[Available data]
◆ ◆ ◆ ◆ ◆

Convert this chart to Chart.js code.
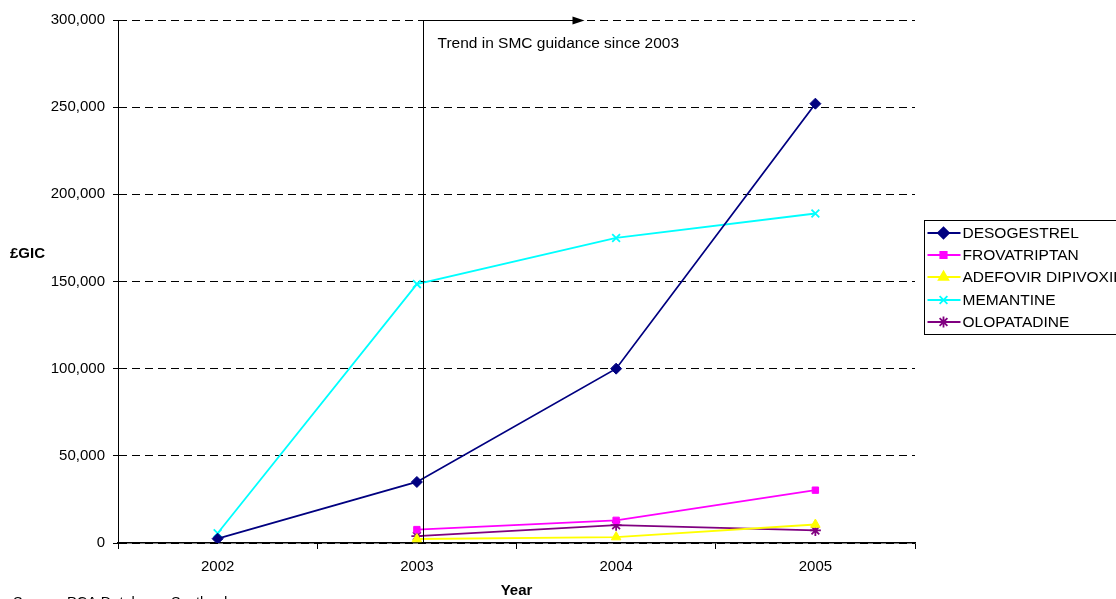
<!DOCTYPE html>
<html>
<head>
<meta charset="utf-8">
<script src="https://cdn.jsdelivr.net/npm/chart.js@4.4.1/dist/chart.umd.min.js"></script>
<style>
  html, body { margin: 0; padding: 0; background: #fff; overflow: hidden; }
  #wrap { width: 1116px; height: 599px; position: relative; }
</style>
</head>
<body>
<div id="wrap"><canvas id="c" width="1116" height="599"></canvas></div>
<script>
// Annual gross ingredient cost (£) by drug
const years = ['2002', '2003', '2004', '2005'];
const desogestrel = [2500, 35000, 100000, 252000];
const frovatriptan = [null, 7700, 13000, 30300];
const adefovir = [null, 2300, 3400, 10600];
const memantine = [5600, 148500, 175000, 189000];
const olopatadine = [null, 4000, 10200, 7200];
const yTicks = [0, 50000, 100000, 150000, 200000, 250000, 300000];

const seriesNames = ['DESOGESTREL', 'FROVATRIPTAN', 'ADEFOVIR DIPIVOXIL', 'MEMANTINE', 'OLOPATADINE'];
const seriesColors = ['#000080', '#FF00FF', '#FFFF00', '#00FFFF', '#800080'];
const seriesPoints = ['rectRot', 'rect', 'triangle', 'crossRot', 'star'];
const seriesData = [desogestrel, frovatriptan, adefovir, memantine, olopatadine];

const FONT = '"Liberation Sans", Arial, sans-serif';

function markerRadius(style) { return style === 'rect' ? 4.5 : 5.5; }
function markerBorder(style) { return style === 'crossRot' || style === 'star' ? 1.8 : 1; }

const datasets = seriesNames.map((name, i) => ({
  label: name,
  data: seriesData[i],
  borderColor: seriesColors[i],
  backgroundColor: seriesColors[i],
  borderWidth: 1.8,
  pointStyle: seriesPoints[i],
  pointRadius: markerRadius(seriesPoints[i]),
  pointBorderWidth: markerBorder(seriesPoints[i]),
  spanGaps: false,
  tension: 0
}));

// Annotation, axis titles, legend box and source note
const decorations = {
  id: 'decorations',
  afterDraw(chart) {
    const ctx = chart.ctx;
    const xs = chart.scales.x, ys = chart.scales.y;
    const area = chart.chartArea;
    ctx.save();

    // guidance marker: vertical rule just right of 2003, arrow along the top
    const gx = Math.round(xs.getPixelForValue(1) + 6) + 0.5;
    const top = Math.round(ys.getPixelForValue(300000)) + 0.5;
    const bottom = ys.getPixelForValue(0);
    ctx.strokeStyle = '#000';
    ctx.lineWidth = 1;
    ctx.beginPath();
    ctx.moveTo(gx, bottom);
    ctx.lineTo(gx, top);
    ctx.lineTo(gx + 150, top);
    ctx.stroke();
    ctx.fillStyle = '#000';
    ctx.beginPath();
    ctx.moveTo(gx + 161, top);
    ctx.lineTo(gx + 149, top - 4);
    ctx.lineTo(gx + 149, top + 4);
    ctx.closePath();
    ctx.fill();
    ctx.font = '15.5px ' + FONT;
    ctx.textAlign = 'left';
    ctx.textBaseline = 'middle';
    ctx.fillText('Trend in SMC guidance since 2003', gx + 14, top + 23);

    // axis titles
    ctx.font = 'bold 15px ' + FONT;
    ctx.textAlign = 'left';
    ctx.fillText('£GIC', 10, 254);
    ctx.textAlign = 'center';
    ctx.fillText('Year', (area.left + area.right) / 2, 591);

    // source note
    ctx.font = '14.5px ' + FONT;
    ctx.textAlign = 'left';
    ctx.textBaseline = 'alphabetic';
    ctx.fillText('Source: PCA Database, Scotland', 13, 607);

    // legend
    const lx = 924.5, ly = 220.5, lw = 200, lh = 114;
    ctx.strokeStyle = '#000';
    ctx.lineWidth = 1;
    ctx.strokeRect(lx, ly, lw, lh);
    ctx.font = '15.5px ' + FONT;
    ctx.textBaseline = 'middle';
    chart.data.datasets.forEach((ds, i) => {
      const y = Math.round(ly + 12.5 + i * 22.2);
      ctx.strokeStyle = ds.borderColor;
      ctx.fillStyle = ds.borderColor;
      ctx.lineWidth = 1.8;
      ctx.beginPath();
      ctx.moveTo(lx + 3, y);
      ctx.lineTo(lx + 36, y);
      ctx.stroke();
      Chart.helpers.drawPoint(ctx, {
        pointStyle: ds.pointStyle,
        radius: markerRadius(ds.pointStyle),
        borderWidth: ds.pointBorderWidth,
        rotation: 0
      }, lx + 19, y);
      ctx.fillStyle = '#000';
      ctx.textAlign = 'left';
      ctx.fillText(ds.label, lx + 38, y + 1);
    });
    ctx.restore();
  }
};

new Chart(document.getElementById('c'), {
  type: 'line',
  data: { labels: years, datasets },
  plugins: [decorations],
  options: {
    responsive: false,
    animation: false,
    devicePixelRatio: 1,
    layout: { padding: { top: 20, right: 201, bottom: 0, left: 0 } },
    plugins: { legend: { display: false }, tooltip: { enabled: false } },
    scales: {
      x: {
        type: 'category',
        offset: true,
        afterFit(axis) { axis.height = 56; },
        grid: {
          offset: true,
          drawOnChartArea: false,
          drawTicks: true,
          tickLength: 6,
          color: '#000'
        },
        border: { display: true, color: '#000', width: 1.5 },
        ticks: { color: '#000', font: { family: FONT, size: 15 }, padding: 9 }
      },
      y: {
        min: 0,
        max: 300000,
        afterBuildTicks(axis) { axis.ticks = yTicks.map(v => ({ value: v })); },
        afterFit(axis) { axis.width = 118; },
        grid: {
          color: '#000',
          lineWidth: 1,
          tickBorderDash: [],
          tickLength: 5,
          tickColor: '#000',
          drawTicks: true
        },
        border: { display: true, color: '#000', width: 1, dash: [8, 5] },
        ticks: {
          color: '#000',
          font: { family: FONT, size: 15 },
          padding: 8,
          callback: v => v.toLocaleString('en-GB')
        }
      }
    }
  }
});
</script>
</body>
</html>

◆ ◆ ◆ ◆ ◆

[What needs to be done] Without the pictures, write out the whole listing above exactly as it appears.

[Response]
Convert this chart to Chart.js code.
<!DOCTYPE html>
<html>
<head>
<meta charset="utf-8">
<script src="https://cdn.jsdelivr.net/npm/chart.js@4.4.1/dist/chart.umd.min.js"></script>
<style>
  html, body { margin: 0; padding: 0; background: #fff; overflow: hidden; }
  #wrap { width: 1116px; height: 599px; position: relative; }
</style>
</head>
<body>
<div id="wrap"><canvas id="c" width="1116" height="599"></canvas></div>
<script>
// Annual gross ingredient cost (£) by drug
const years = ['2002', '2003', '2004', '2005'];
const desogestrel = [2500, 35000, 100000, 252000];
const frovatriptan = [null, 7700, 13000, 30300];
const adefovir = [null, 2300, 3400, 10600];
const memantine = [5600, 148500, 175000, 189000];
const olopatadine = [null, 4000, 10200, 7200];
const yTicks = [0, 50000, 100000, 150000, 200000, 250000, 300000];

const seriesNames = ['DESOGESTREL', 'FROVATRIPTAN', 'ADEFOVIR DIPIVOXIL', 'MEMANTINE', 'OLOPATADINE'];
const seriesColors = ['#000080', '#FF00FF', '#FFFF00', '#00FFFF', '#800080'];
const seriesPoints = ['rectRot', 'rect', 'triangle', 'crossRot', 'star'];
const seriesData = [desogestrel, frovatriptan, adefovir, memantine, olopatadine];

const FONT = '"Liberation Sans", Arial, sans-serif';

function markerRadius(style) { return style === 'rect' ? 4.5 : 5.5; }
function markerBorder(style) { return style === 'crossRot' || style === 'star' ? 1.8 : 1; }

const datasets = seriesNames.map((name, i) => ({
  label: name,
  data: seriesData[i],
  borderColor: seriesColors[i],
  backgroundColor: seriesColors[i],
  borderWidth: 1.8,
  pointStyle: seriesPoints[i],
  pointRadius: markerRadius(seriesPoints[i]),
  pointBorderWidth: markerBorder(seriesPoints[i]),
  spanGaps: false,
  tension: 0
}));

// Annotation, axis titles, legend box and source note
const decorations = {
  id: 'decorations',
  afterDraw(chart) {
    const ctx = chart.ctx;
    const xs = chart.scales.x, ys = chart.scales.y;
    const area = chart.chartArea;
    ctx.save();

    // guidance marker: vertical rule just right of 2003, arrow along the top
    const gx = Math.round(xs.getPixelForValue(1) + 6) + 0.5;
    const top = Math.round(ys.getPixelForValue(300000)) + 0.5;
    const bottom = ys.getPixelForValue(0);
    ctx.strokeStyle = '#000';
    ctx.lineWidth = 1;
    ctx.beginPath();
    ctx.moveTo(gx, bottom);
    ctx.lineTo(gx, top);
    ctx.lineTo(gx + 150, top);
    ctx.stroke();
    ctx.fillStyle = '#000';
    ctx.beginPath();
    ctx.moveTo(gx + 161, top);
    ctx.lineTo(gx + 149, top - 4);
    ctx.lineTo(gx + 149, top + 4);
    ctx.closePath();
    ctx.fill();
    ctx.font = '15.5px ' + FONT;
    ctx.textAlign = 'left';
    ctx.textBaseline = 'middle';
    ctx.fillText('Trend in SMC guidance since 2003', gx + 14, top + 23);

    // axis titles
    ctx.font = 'bold 15px ' + FONT;
    ctx.textAlign = 'left';
    ctx.fillText('£GIC', 10, 254);
    ctx.textAlign = 'center';
    ctx.fillText('Year', (area.left + area.right) / 2, 591);

    // source note
    ctx.font = '14.5px ' + FONT;
    ctx.textAlign = 'left';
    ctx.textBaseline = 'alphabetic';
    ctx.fillText('Source: PCA Database, Scotland', 13, 607);

    // legend
    const lx = 924.5, ly = 220.5, lw = 200, lh = 114;
    ctx.strokeStyle = '#000';
    ctx.lineWidth = 1;
    ctx.strokeRect(lx, ly, lw, lh);
    ctx.font = '15.5px ' + FONT;
    ctx.textBaseline = 'middle';
    chart.data.datasets.forEach((ds, i) => {
      const y = Math.round(ly + 12.5 + i * 22.2);
      ctx.strokeStyle = ds.borderColor;
      ctx.fillStyle = ds.borderColor;
      ctx.lineWidth = 1.8;
      ctx.beginPath();
      ctx.moveTo(lx + 3, y);
      ctx.lineTo(lx + 36, y);
      ctx.stroke();
      Chart.helpers.drawPoint(ctx, {
        pointStyle: ds.pointStyle,
        radius: markerRadius(ds.pointStyle),
        borderWidth: ds.pointBorderWidth,
        rotation: 0
      }, lx + 19, y);
      ctx.fillStyle = '#000';
      ctx.textAlign = 'left';
      ctx.fillText(ds.label, lx + 38, y + 1);
    });
    ctx.restore();
  }
};

new Chart(document.getElementById('c'), {
  type: 'line',
  data: { labels: years, datasets },
  plugins: [decorations],
  options: {
    responsive: false,
    animation: false,
    devicePixelRatio: 1,
    layout: { padding: { top: 20, right: 201, bottom: 0, left: 0 } },
    plugins: { legend: { display: false }, tooltip: { enabled: false } },
    scales: {
      x: {
        type: 'category',
        offset: true,
        afterFit(axis) { axis.height = 56; },
        grid: {
          offset: true,
          drawOnChartArea: false,
          drawTicks: true,
          tickLength: 6,
          color: '#000'
        },
        border: { display: true, color: '#000', width: 1.5 },
        ticks: { color: '#000', font: { family: FONT, size: 15 }, padding: 9 }
      },
      y: {
        min: 0,
        max: 300000,
        afterBuildTicks(axis) { axis.ticks = yTicks.map(v => ({ value: v })); },
        afterFit(axis) { axis.width = 118; },
        grid: {
          color: '#000',
          lineWidth: 1,
          tickBorderDash: [],
          tickLength: 5,
          tickColor: '#000',
          drawTicks: true
        },
        border: { display: true, color: '#000', width: 1, dash: [8, 5] },
        ticks: {
          color: '#000',
          font: { family: FONT, size: 15 },
          padding: 8,
          callback: v => v.toLocaleString('en-GB')
        }
      }
    }
  }
});
</script>
</body>
</html>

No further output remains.